Satyaketu Singh had played a significant, perhaps underrated, role in the Talwars’ defence. His small chamber was often the alternative venue for the Talwars’ less than private conferences with their lawyers. He was basically a civil lawyer—one reason the Talwars felt they had to bring the criminal law specialist Mir in—but he was also someone who had an excellent feel for how the Ghaziabad court worked. He commanded a fair amount of respect in the premises: in part because he had been around for a few decades and knew the system, but mostly because people thought of him as upright. He had a straightforward, even stern, demeanour, and this didn’t change when he appeared before Judge Shyam Lal.
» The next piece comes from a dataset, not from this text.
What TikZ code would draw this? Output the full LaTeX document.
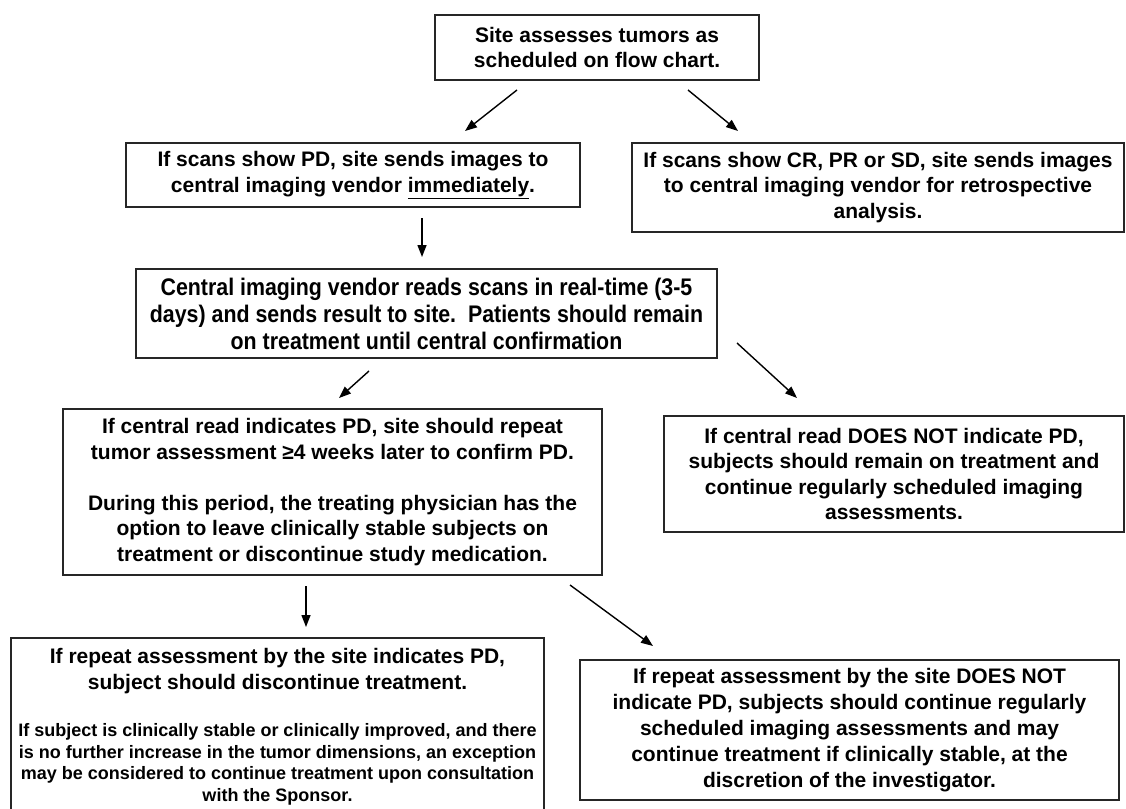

For one thing, Singh wasn’t afraid to stand up to Judge Shyam Lal. On at least one occasion he had told the judge before a packed court that he was biased against the Talwars. Judge Shyam Lal knew Singh’s standing in Ghaziabad—censuring a man like him would prove to be a misadventure. He kept quiet.
In court, Singh’s manner was assured, and his delivery was clear. He never sought out the press, nor did he ever make mischievous interventions like challenging the judge’s fitness to deliver a verdict because he had technically passed retirement age as other Ghaziabad regulars might have. However, he had often advised the Talwars, through the duration of the trial, to seek a transfer from Judge Shyam Lal’s court. He felt they were doomed if they were there. He pointed out that the judge seemed to ignore the compelling arguments that the defence made.